Non ho mai saputo se quella storia degli interruttori fosse vera o solamente un aneddoto per gli studenti del primo anno di Ingegneria biomedica all’Università degli Studi di Genova, anno accademico 1996-1997. Vero o meno, rende  comunque l’idea.
Una lunga introduzione per raccontare alcune linee di dialogo tratte da una storia vera di cui sono triste protagonista.
«Il tempo di permanenza sulle nostre pagine per gli accessi di origine social è molto basso: meno di 30 secondi».

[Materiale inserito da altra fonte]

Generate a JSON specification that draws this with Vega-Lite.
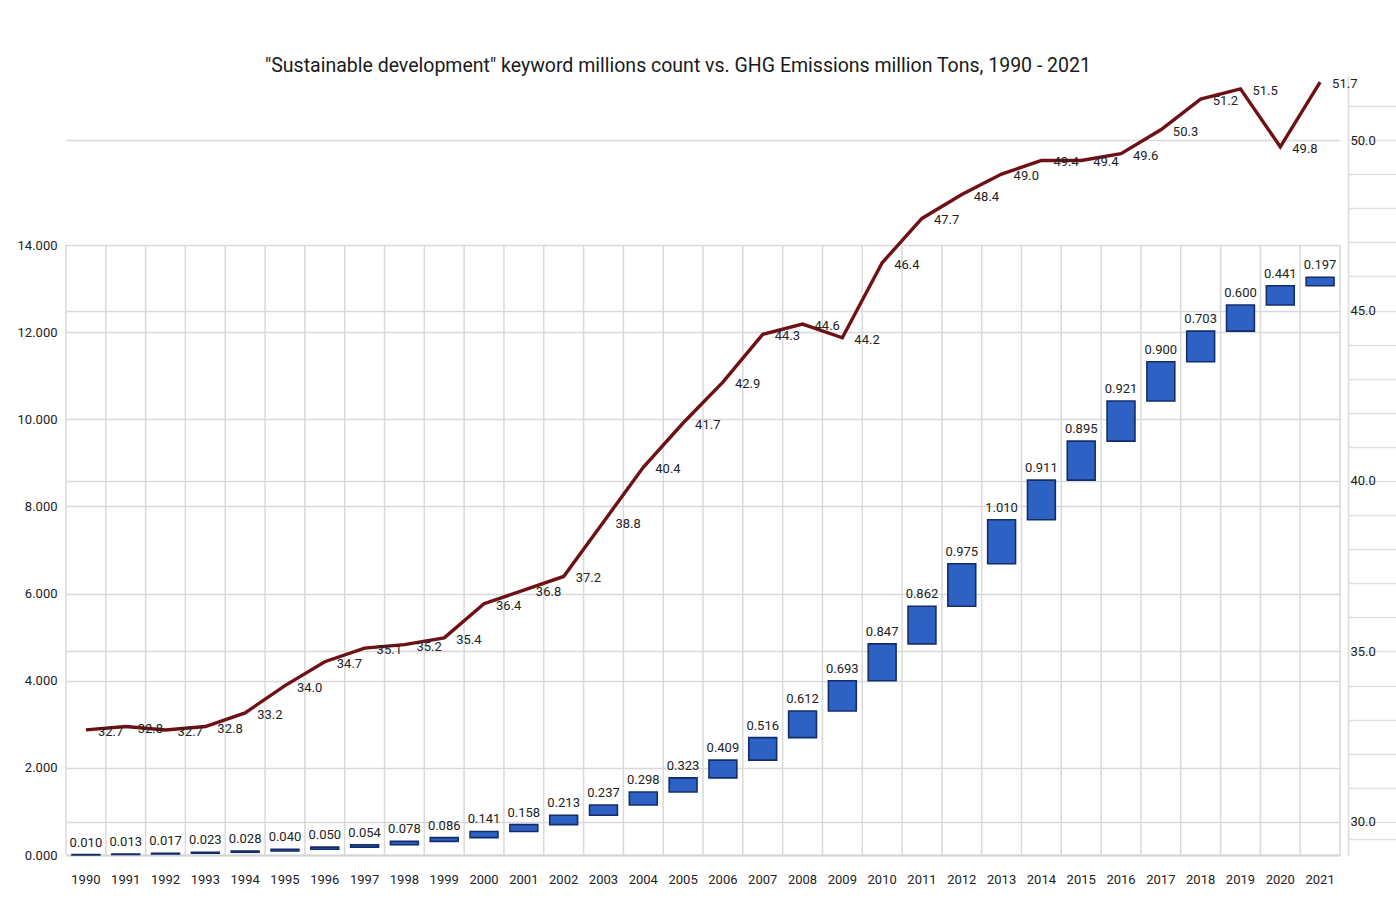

«Vero. Significa che dobbiamo migliorare quel che facciamo sui social».
«No. Significa che dobbiamo scrivere pezzi corti».
Bene, caro giornalista, caro editor, caro social manager, caro editore. Ho un messaggio per te, chiunque tu sia: se hai tempi di permanenza bassi sulle tue pagine non significa che è perché «le persone su internet vogliono leggere cose corte».
Se non ci credi, ecco in nostro soccorso un bel pezzo firmato da Tom Rosenstiel, direttore esecutivo dell’Associated Press Institute, in cui si sfata tutta una serie di miti circa le abitudini degli utenti online. Il pdf si scarica qui, sono 18 pagine, la lettura è vivamente consigliata.
Si scopre, per esempio, che ai lettori piacciono le storie lunghe, ben scritte, ben fatte, ben organizzate, e che i pezzi lunghi fanno più engagement di tutti gli altri. Che strano, eh?
Contro le buzzword
No, questo non significa che dobbiamo fare tutti longform. Per carità.